Going further back, according to the Vedas, producing healthy, nutritious food is easier than we think! Nature has perfected its cultivation technique which is far superior to anything that man has invented. Nature was creating food long before man even walked the earth – we simply need to nurture this intricate natural system.
Natural Farming Practices to Save Our Soil
The beauty of natural farming is that it is largely based on harnessing natural, on-farm resources, and reducing the reliance on external inputs so prevalent in modern farming. Biomass recycling in particular biomass mulching; the use of on-farm cow dung and urine formulations; maintaining soil aeration and excluding all synthetic chemical inputs are core natural farming techniques that reduce the cost of farming, restoring nutrients to the soil and reducing the toxic footprint of farming.
Natural farming is regenerative and is very focused on building soil health through techniques like composting and adding animals into crop rotation practices. Natural farming uses many different techniques to create and maintain a healthy soil structure rich in nutrients, without the use of synthetic fertilizers or pesticides. These techniques include:
· Crop rotation.
· The use of compost.
· Green manure, cover cropping, and mulching.

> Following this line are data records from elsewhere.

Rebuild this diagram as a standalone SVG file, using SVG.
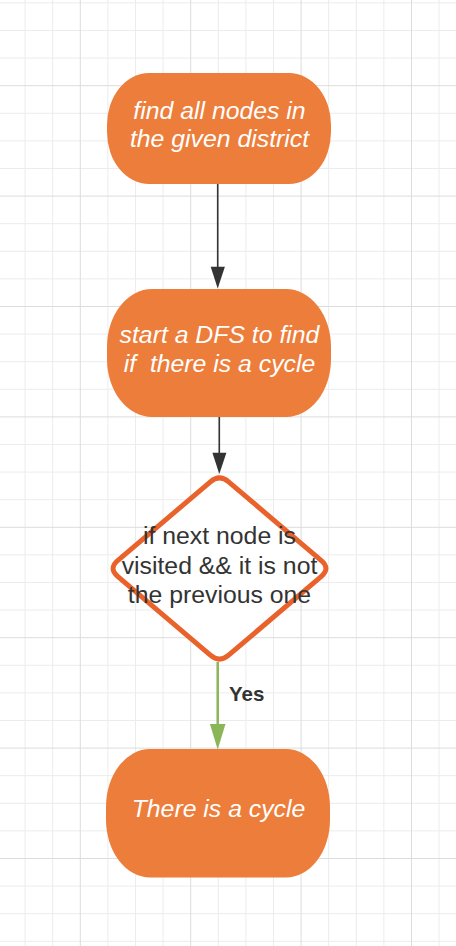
<svg xmlns="http://www.w3.org/2000/svg" width="456" height="946" viewBox="0 0 456 946">
<style>
.minor{stroke:#ececec;stroke-width:1;fill:none}
.major{stroke:#dcdcdc;stroke-width:1;fill:none}
.term{fill:#ED7D3A}
.lbl{font-family:"Liberation Sans",Arial,sans-serif;font-size:24.8px;text-anchor:middle}
.wt{fill:#ffffff;font-style:italic}
.dk{fill:#333333}
.edge{stroke:#333333;stroke-width:1.6;fill:none}
.yes{stroke:#8BB657;stroke-width:2.5;fill:none}
</style>
<rect width="456" height="946" fill="#ffffff"/>
<g id="grid">
<path class="minor" d="M25.1 0V946M52.7 0V946M107.9 0V946M135.5 0V946M163.1 0V946M218.3 0V946M245.9 0V946M273.5 0V946M328.7 0V946M356.3 0V946M383.9 0V946M439.1 0V946
M0 2.9H456M0 30.5H456M0 58.1H456M0 113.3H456M0 140.9H456M0 168.5H456M0 223.7H456M0 251.3H456M0 278.9H456M0 334.1H456M0 361.7H456M0 389.3H456M0 444.5H456M0 472.1H456M0 499.7H456M0 554.9H456M0 582.5H456M0 610.1H456M0 665.3H456M0 692.9H456M0 720.5H456M0 775.7H456M0 803.3H456M0 830.9H456M0 886.1H456M0 913.7H456M0 941.3H456"/>
<path class="major" d="M80.3 0V946M190.7 0V946M301.1 0V946M411.5 0V946M0 85.7H456M0 196.1H456M0 306.5H456M0 416.9H456M0 527.3H456M0 637.7H456M0 748.1H456M0 858.5H456"/>
</g>
<g id="connectors">
<line class="edge" x1="217.7" y1="184" x2="217.7" y2="268"/>
<polygon fill="#333333" points="210.7,266.7 224.9,266.7 217.7,288.5"/>
<line class="edge" x1="219.3" y1="417" x2="219.3" y2="454"/>
<polygon fill="#333333" points="212.4,452.7 226.4,452.7 219.3,474"/>
<line class="yes" x1="217.7" y1="662" x2="217.7" y2="726"/>
<polygon fill="#8BB657" points="209.9,724 225.5,724 217.7,749.5"/>
<text x="229" y="700.5" font-family="Liberation Sans,Arial,sans-serif" font-size="20.5" font-weight="bold" fill="#333333">Yes</text>
</g>
<g id="node1">
<rect class="term" x="107" y="73" width="224" height="111" rx="42" ry="52"/>
<text class="lbl wt" x="219.5" y="118.5">find all nodes in</text>
<text class="lbl wt" x="219.5" y="147">the given district</text>
</g>
<g id="node2">
<rect class="term" x="107" y="289" width="224" height="128" rx="45" ry="58"/>
<text class="lbl wt" x="219.5" y="342.7">start a DFS to find</text>
<text class="lbl wt" x="219.5" y="371.7" xml:space="preserve">if  there is a cycle</text>
</g>
<g id="node3">
<path d="M210.36 481.78Q219.5 474 228.64 481.78L321.36 560.72Q330.5 568.5 321.36 576.28L228.64 655.22Q219.5 663 210.36 655.22L117.64 576.28Q108.5 568.5 117.64 560.72Z" fill="#ffffff" stroke="#E9622B" stroke-width="5" stroke-linejoin="round"/>
<text class="lbl dk" x="219.5" y="544.3">if next node is</text>
<text class="lbl dk" x="219.5" y="573.5">visited &amp;&amp; it is not</text>
<text class="lbl dk" x="219.5" y="603.3">the previous one</text>
</g>
<g id="node4">
<rect class="term" x="106" y="749" width="224" height="128.5" rx="44" ry="58"/>
<text class="lbl wt" x="218.5" y="817.3">There is a cycle</text>
</g>
</svg>
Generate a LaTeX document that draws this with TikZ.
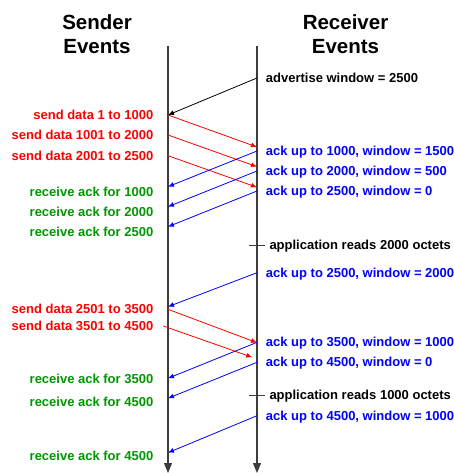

· No-till or low-till techniques.
· Limited to zero pesticide use and sustainable pest management techniques, such as using buffer zones and beneficial insects.
· Adding animals on pasture/animal manure to farm systems and crop rotation.
Additionally, five main strategies are adopted to optimize yields in natural farming:
· Beejamrit – Seed treatment with cow dung and urine-based formulations (culture of micro-organisms & hormones).
· Jeevamrit – Ensuring soil fertility through cow dung and urine concoctions (best culture of fertility creating micro-organisms).
· Aachhadan (Mulching) – Applying a layer of crop residues to the soil surface to prevent water evaporation and contribute to soil humus formation.
· Whapasa – Soil aeration mixed with water vapors through a favorable microclimate in the soil.
· Plant Protection – Spraying biological concoctions that prevent pests, disease, and weed problems, protecting the plant and improving soil fertility.
Whilst many states in India are already following natural farming and have developed successful models (Andhra Pradesh, Chhattisgarh, Kerala, Gujarat, Himachal Pradesh, Jharkhand, Odisha, Madhya Pradesh, Rajasthan, Uttar Pradesh, and Tamil Nadu are among the leading states) currently, the acceptance and adoption of natural farming systems are at the very early stages. Whilst they are gradually gaining acceptance among the farming community, there is much work left to be done!
Adoption of organic or natural farming – once so prevalent in India’s ancient agricultural history – is the need of the hour. And whilst there are many hopeful efforts across the country, taking an organic approach to the growth of natural farming in India, will sadly, not work.
As a nation, we need massive, radical action on this pressing issue. India’s current unsustainable food production systems require transformation, and for that, we need widespread promotion of an alternative path for farmers. One where soil health is protected, food is more nutritious, water is optimized and ecosystems are nurtured – so that farming, and the precious soil it relies upon for the production of food and fiber, survives to meet the needs of generations to come. Natural Farming, along with other ancient farming practices, is the way forward.